Here comes some bass to the rescue, though, with some very 90s background samples as the New Power Generation goes Joint 2 Joint. Whatever you do, though, don't give Prince a picture of your mother. I don't care what he says. Ninety-9 drops the rare female MC verse in a male dominated song, and then ... Savion Glover ... tap dances .. the percussion ? because Prince enjoyed Bring in 'da Noise, Bring in ' da Funk. Sure. Then there's a narration break where Prince tries to convince some poor woman that he's ready to settle down. THEN HE HANGS UP ON HER to hop on
My Computer. His songs about technology are awful, But this one feels deliberately fuddy-duddy. As Prince scans his computer looking for a site so he can talk to someone. Guys, he's still So Lonely. If you were on AOL in the 90s, the sound effects might make you nostalgic.

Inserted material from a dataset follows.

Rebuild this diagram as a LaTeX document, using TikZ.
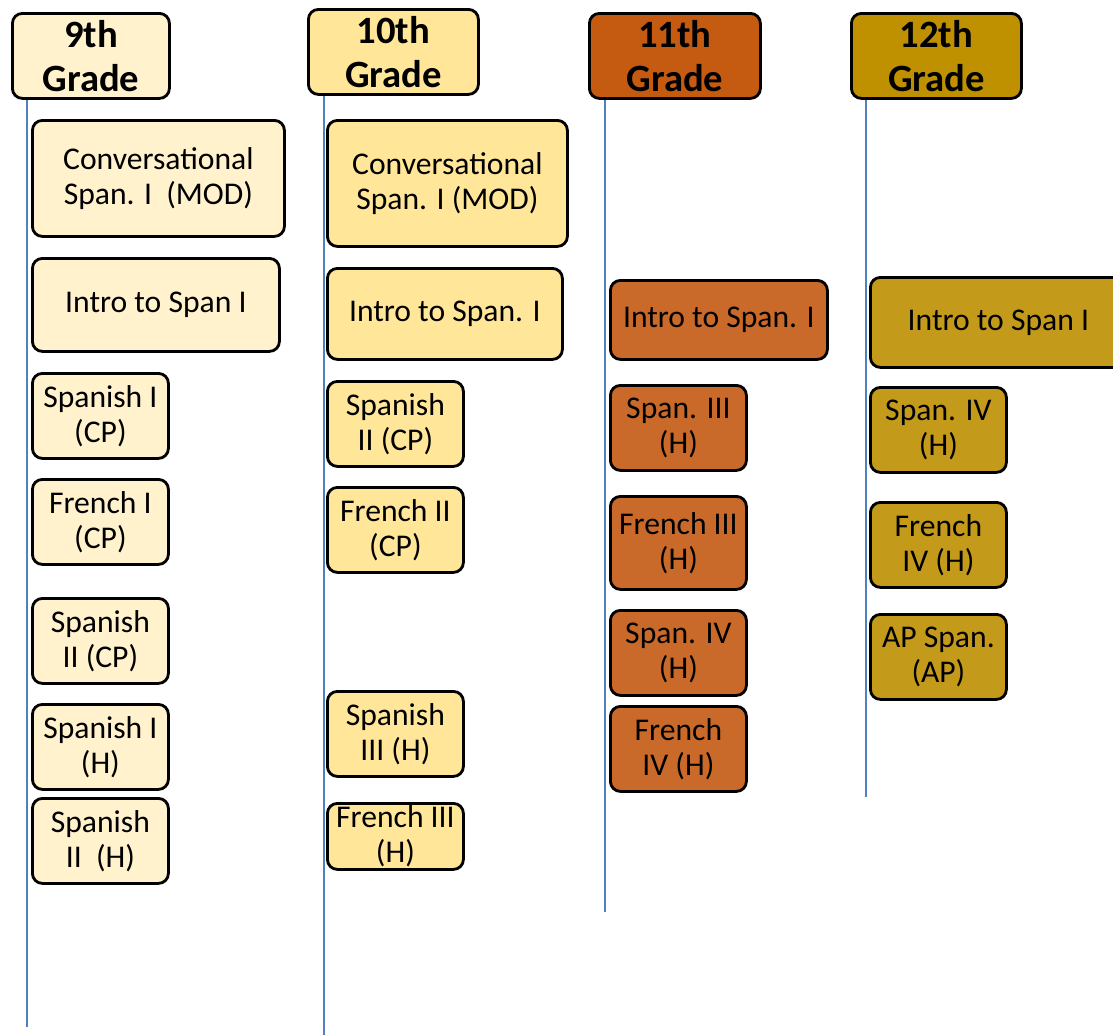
\documentclass[tikz,border=0pt]{standalone}
\usepackage{fontspec}
\setmainfont{Carlito}

\definecolor{nineth}{HTML}{FFF2CC}
\definecolor{tenth}{HTML}{FFE699}
\definecolor{eleventhhd}{HTML}{C55A11}
\definecolor{eleventh}{HTML}{C9692A}
\definecolor{twelfthhd}{HTML}{BF9000}
\definecolor{twelfth}{HTML}{C49A1B}
\definecolor{lineblue}{HTML}{4F81BD}

\tikzset{
	card/.style={draw=black, line width=1.6pt, rounded corners=0.2cm, anchor=north west,
		align=center, inner sep=0pt, font=\fontsize{18}{20}\selectfont},
	grade/.style={card, font=\bfseries\fontsize{22}{25}\selectfont},
	sz/.style 2 args={minimum width=#1*0.02cm, minimum height=#2*0.02cm},
	track/.style={draw=lineblue, line width=1.5pt}
}

\begin{document}
\begin{tikzpicture}[x=0.02cm, y=-0.02cm]
		\useasboundingbox (0,0) rectangle (1113,1035);
		
		% grade headers
		\node [grade, fill=nineth, sz={157}{85}] (g9) at (11,12) {9th\\Grade};
		\node [grade, fill=tenth, sz={170}{85}] (g10) at (307,8) {10th\\Grade};
		\node [grade, fill=eleventhhd, sz={171}{85}] (g11) at (588,12) {11th\\Grade};
		\node [grade, fill=twelfthhd, sz={170}{85}] (g12) at (850,12) {12th\\Grade};
		
		% time lines
		\coordinate (e9) at (27,1027);
		\coordinate (e10) at (324,1035);
		\coordinate (e11) at (605,912);
		\coordinate (e12) at (866,797);
		\draw [track] (g9.south -| e9) -- (e9);
		\draw [track] (g10.south -| e10) -- (e10);
		\draw [track] (g11.south -| e11) -- (e11);
		\draw [track] (g12.south -| e12) -- (e12);
		
		% 9th grade
		\node [card, fill=nineth, sz={252}{116}] (conv9) at (31,119) {Conversational\\Span. I\ \ (MOD)};
		\node [card, fill=nineth, sz={247}{93}] (intro9) at (31,257) {Intro to Span I};
		\node [card, fill=nineth, sz={136}{85}] (spa9cp) at (31,372) {Spanish I\\(CP)};
		\node [card, fill=nineth, sz={136}{85}] (fra9cp) at (31,478) {French I\\(CP)};
		\node [card, fill=nineth, sz={136}{85}] (spb9cp) at (31,597) {Spanish\\II (CP)};
		\node [card, fill=nineth, sz={136}{85}] (spa9h) at (31,703) {Spanish I\\(H)};
		\node [card, fill=nineth, sz={136}{85}] (spb9h) at (31,797) {Spanish\\II\ \ (H)};
		
		% 10th grade
		\node [card, fill=tenth, sz={240}{126}] (conv10) at (326,119) {Conversational\\Span. I (MOD)};
		\node [card, fill=tenth, sz={235}{91}] (intro10) at (326,267) {Intro to Span. I};
		\node [card, fill=tenth, sz={136}{85}] (spb10cp) at (326,380) {Spanish\\II (CP)};
		\node [card, fill=tenth, sz={136}{85}] (frb10cp) at (326,486) {French II\\(CP)};
		\node [card, fill=tenth, sz={136}{85}] (spc10h) at (326,690) {Spanish\\III (H)};
		\node [card, fill=tenth, sz={136}{66}] (frc10h) at (326,802) {French III\\(H)};
		
		% 11th grade
		\node [card, fill=eleventh, sz={217}{79}] (intro11) at (609,279) {Intro to Span. I};
		\node [card, fill=eleventh, sz={136}{85}] (spc11h) at (609,384) {Span. III\\(H)};
		\node [card, fill=eleventh, sz={136}{93}] (frc11h) at (609,495) {French III\\(H)};
		\node [card, fill=eleventh, sz={136}{85}] (spd11h) at (609,609) {Span. IV\\(H)};
		\node [card, fill=eleventh, sz={136}{85}] (frd11h) at (609,705) {French\\IV (H)};
		
		% 12th grade
		\node [card, fill=twelfth, sz={256}{90}] (intro12) at (869,276) {Intro to Span I};
		\node [card, fill=twelfth, sz={136}{85}] (spd12h) at (869,386) {Span. IV\\(H)};
		\node [card, fill=twelfth, sz={136}{85}] (frd12h) at (869,501) {French\\IV (H)};
		\node [card, fill=twelfth, sz={136}{85}] (ap12) at (869,613) {AP Span.\\(AP)};
		
\end{tikzpicture}
\end{document}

Sonny T tackles the vocals on Hallucination Rain, after ingesting some funny tasting soup. The electric violin on this track, playing against the funk synth tones is perfection.
Rising out of the hallucination is Prince going back and forth between his narration voice and his all-over-the-place-climbing-ivy vocals in Dreamin About You. A nice little guitar strummy ballad with flower images.

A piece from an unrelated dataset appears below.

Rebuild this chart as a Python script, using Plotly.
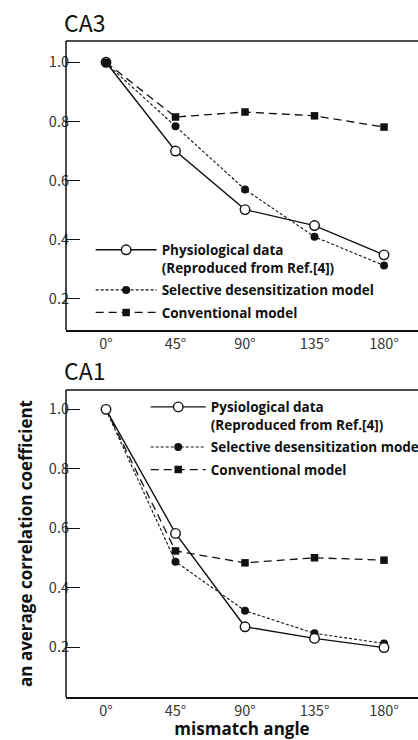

The guitar continues strumming right into the summertime jam Count The Days. I just want to drink some lemonade while rockin' chairing it on a porch, singing Here's a muthatfucka I gotta blow away.
At the end of those days, sits The Most Beautiful Girl In The World. By far, Prince's most radio friendly hit song of the mid-90s. Maybe of the entire 90s. It sounds much more engineered by a studio executive than a musical genius. But it totally works.
Let the syrupy pop continue! Prince takes the Stylistics' Betcha By Golly Wow and Princifies it only a bit. As covers go, it's not very imaginative, it's just a surprise that he covered it at all. This was the only track I heard from the album before the Madison trip. I still enjoy it.
Soul Sanctuary has a bit of a Caribbean flavor. But only a bit. It's still falsettotown balladville for Prince. This time he's totally not telling the person he's in love with that he's in love with them. Shhhhh.
Then he Hey girls his way into The Delfonics' La La La La Means I Love You, which is right on par with "Betcha By Golly Wow". It's not inventive but it works. And I'm not sure how many 90s kids were listening to 1940s soul hits.
Prince pretty much does what he wants on this album because he's got Style. And on this track he tells you, in his narrator-almost-rap voice, what style is. Without the background you got it vocals, I'm not sure I would have included this track. It's braggadocio feels pretty limp. But, like, he *does* have style.
Cherry Cherry sounds like the third part of the 1940s cover trio on this disc, but it's a Prince original with guest vocals by Sonny T again. It's a fun throwback riff with the occasional modern lyrics about watching a basketball game.
Closing out the album is another cover. This time one of my favorite Bonnie Raitt songs, Eye Can't Make U Love Me. It's a nice simmering ending to the double album. Unlike "One Of Us", I do prefer the original to Prince's cover but I have enough love for both versions.
Thus ends the Greatest Hits Of An Era album. The next reimagined album is much more cohesive.